Lewandowski wypracował dwa gole, jednego zawalił. Ale co zrobił Kimmich [WIDEO]

Dwa kluczowe podania dające Bayernowi gole i jeden poważny błąd, przez który jego zespół stracił bramkę - to bilans 84 minut Roberta Lewandowskiego w meczu o Superpuchar Niemiec. Bayern wygrał 3:2 z Borussią Dortmund i zdobył piąte trofeum w 2020 roku.

Bayern Monachium zdobył piąte trofeum w 2020 roku po pokonaniu Borussii Dortmund 3:2 w Superpucharze Niemiec. Wcześniej piłkarze Hansiego Flicka zdobyli mistrzostwo Niemiec, Puchar Niemiec, Ligę Mistrzów i Superpuchar Europy.

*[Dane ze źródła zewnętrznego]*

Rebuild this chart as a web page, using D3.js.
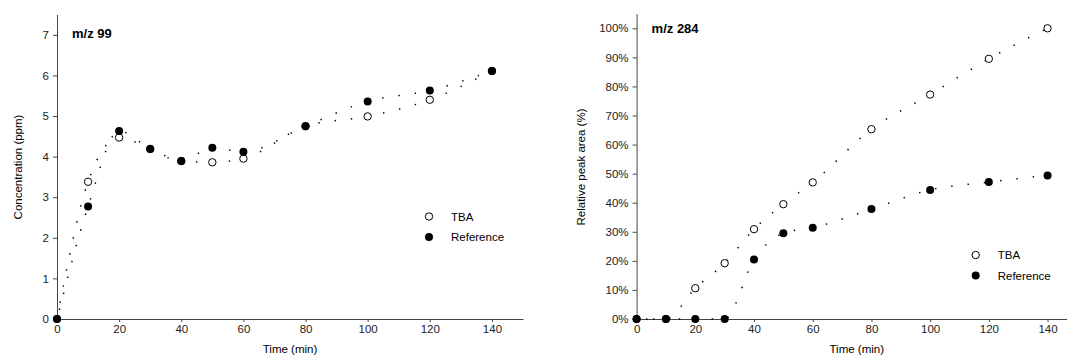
<html>
<head>
<script src="https://cdnjs.cloudflare.com/ajax/libs/d3/7.8.5/d3.min.js"></script>
<style>
  body { margin: 0; background: #fff; }
  svg { font-family: "Liberation Sans", Arial, sans-serif; }
  .axis path, .axis line { stroke: #444; }
  .axis text { font-size: 11.5px; fill: #222; }
  .dotline { fill: none; stroke: #000; stroke-width: 1.5; stroke-dasharray: 1.4 15; }
</style>
</head>
<body>
<svg id="chart" width="1067" height="356"></svg>
<script>
// sampling times (min)
var times = [0, 10, 20, 30, 40, 50, 60, 80, 100, 120, 140];

// m/z 99 concentration (ppm)
var tba99 = [0, 3.38, 4.47, 4.19, 3.89, 3.86, 3.95, 4.75, 4.99, 5.40, 6.11];
var ref99 = [0, 2.77, 4.63, 4.19, 3.89, 4.22, 4.12, 4.75, 5.36, 5.63, 6.11];

// m/z 284 relative peak area (%)
var tba284 = [0, 0, 10.6, 19.2, 30.9, 39.5, 47.0, 65.3, 77.2, 89.5, 100];
var ref284 = [0, 0, 0, 0, 20.5, 29.5, 31.4, 37.8, 44.4, 47.1, 49.4];

var xTicks = [0, 20, 40, 60, 80, 100, 120, 140];
var yTicks99 = [0, 1, 2, 3, 4, 5, 6, 7];
var yTicks284 = [0, 10, 20, 30, 40, 50, 60, 70, 80, 90, 100];

var svg = d3.select("#chart");

function panel(opt) {
  var x = d3.scaleLinear().domain([0, 150]).range([opt.left, opt.right]);
  var y = d3.scaleLinear().domain(opt.yDomain).range([319, 319 - (opt.yDomain[1] - opt.yDomain[0]) * opt.unit]);
  var g = svg.append("g");

  g.append("g").attr("class", "axis")
    .attr("transform", "translate(0,319)")
    .call(d3.axisBottom(x).tickValues(xTicks).tickSize(3).tickSizeOuter(0).tickPadding(3));
  g.append("g").attr("class", "axis")
    .attr("transform", "translate(" + opt.left + ",0)")
    .call(d3.axisLeft(y).tickValues(opt.yTicks).tickSize(4).tickSizeOuter(0).tickPadding(4).tickFormat(opt.fmt));

  // dotted connecting lines
  var line = d3.line().x((d, i) => x(times[i])).y(d => y(d)).curve(d3.curveMonotoneX);
  g.append("path").attr("class", "dotline").attr("d", line(opt.tba));
  g.append("path").attr("class", "dotline").attr("d", line(opt.ref)).style("stroke-dashoffset", 7);

  g.selectAll("circle.tba").data(opt.tba).enter().append("circle")
    .attr("cx", (d, i) => x(times[i])).attr("cy", d => y(d)).attr("r", 3.7)
    .attr("fill", "#fff").attr("stroke", "#000").attr("stroke-width", 1);
  g.selectAll("circle.ref").data(opt.ref).enter().append("circle")
    .attr("cx", (d, i) => x(times[i])).attr("cy", d => y(d)).attr("r", 4)
    .attr("fill", "#000");

  g.append("text").attr("x", opt.left + 15).attr("y", opt.titleY)
    .attr("font-size", 13).attr("font-weight", "bold").text(opt.title);

  g.append("text").attr("x", (opt.left + opt.right) / 2).attr("y", 353)
    .attr("text-anchor", "middle").attr("font-size", 11.5).text("Time (min)");
  g.append("text").attr("transform", "translate(" + opt.ylabX + ",167) rotate(-90)")
    .attr("text-anchor", "middle").attr("font-size", 11.5).text(opt.ylabel);

  // legend
  g.append("circle").attr("cx", opt.legX).attr("cy", opt.legY).attr("r", 3.7)
    .attr("fill", "#fff").attr("stroke", "#000");
  g.append("circle").attr("cx", opt.legX).attr("cy", opt.legY + 20.5).attr("r", 4).attr("fill", "#000");
  g.append("text").attr("x", opt.legX + 22).attr("y", opt.legY + 4).attr("font-size", 11.5).text("TBA");
  g.append("text").attr("x", opt.legX + 22).attr("y", opt.legY + 24.5).attr("font-size", 11.5).text("Reference");
}

panel({
  left: 57, right: 523, yDomain: [0, 7.5], unit: 40.6, yTicks: yTicks99, fmt: d3.format("d"),
  tba: tba99, ref: ref99, title: "m/z 99", titleY: 38,
  ylabel: "Concentration (ppm)", ylabX: 22, legX: 429, legY: 216.5
});
panel({
  left: 636.6, right: 1076.9, yDomain: [0, 105], unit: 2.907, yTicks: yTicks284, fmt: d => d + "%",
  tba: tba284, ref: ref284, title: "m/z 284", titleY: 33,
  ylabel: "Relative peak area (%)", ylabX: 585, legX: 975.7, legY: 255
});
</script>
</body>
</html>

Robert Lewandowski nie zdobył gola, ale wyprowadził akcje, które pozwoliły jego kolegom na zdobycie dwóch bramek - na 1:0 i 3:2. 

Zobacz wideo Tak Bayern zdobył piąte trofeum w tym roku. Lewandowski dwa razy świetnie wyprowadzał akcje bramkowe, ale popełnił też duży błąd [ELEVEN SPORTS]

Dwa kluczowe podania i jeden poważny błąd Lewandowskiego w meczu o Superpuchar Niemiec

- Mecz o Superpuchar Niemiec z Borussią Dortmund nie był dla Polaka łatwy. Więcej było biegania, walki i szukania wolnych przestrzeni niż sytuacji strzeleckich. Ale Robert Lewandowski zrobił swoje i włożył mnóstwo sił i pracy w kolejny sukces Bayernu. To on rozpoczął pierwszą ofensywną akcję, kiedy cofnął się do rozegrania i w tempo wprowadził piłkę na lewe skrzydło. Później był odcięty od podań, ale gdy dostał piłkę, nie zastanawiał się nawet chwili. Przyjął, popatrzył i idealnie zagrał do Corentina Tolisso, który na raty pokonał Marwina Hitza - pisał o Lewandowskim dziennikarz Sport.pl, Dominik Wardzichowski.

Poza wspomnianym zagraniem do Tolisso Polak świetnie współpracował także z Joshuą Kimmichem przy golu dającym Bayernowi zwycięstwo. Pomocnik dostał piłkę od Lewandowskiego, który znowu przy tym golu nie zaliczył asysty, ale kluczowe podanie. Ostatnie w tym meczu (w 84. minucie został zdjęty z boiska). Gol padł w przedziwny sposób, bo Kimmich upadał tuż przed Hitzem i uderzył piłkę niemalże leżąc na murawie. Wydawało się, że mogła to być samobójcza bramka Łukasza Piszczka, ale Polak jedynie dobiegł do Niemca i nie dotknął w tej sytuacji piłki. 

Wcześniej napastnik popełnił też spory błąd przy bramce na 2:2 dla Borussii. Po spotkaniu w swoich ocenach krytykowały go za to niemieckie media. - Jest odpowiedzialny za stratę piłki na własnej połowie przed wyrównaniem Borussii - napisali dziennikarze portalu "Sportbuzzer" Patrick Strasser i Felix Meininghaus. 

To już ósmy Superpuchar Niemiec dla Bayernu, który rozpoczął nowy sezon od zdobycia dwóch trofeów, ale ma już także jedną porażkę w Bundeslidze. W drugiej kolejce drużynę Flicka pokonało 4:1 Hoffenheim i Bayern z trzema punktami po pewnej wygranej nad Schalke (8:0) jest siódmy w tabeli rozgrywek. Kolejny mecz rozegra w niedzielę, 4 października z Herthą Berlin o godziniee 18:00.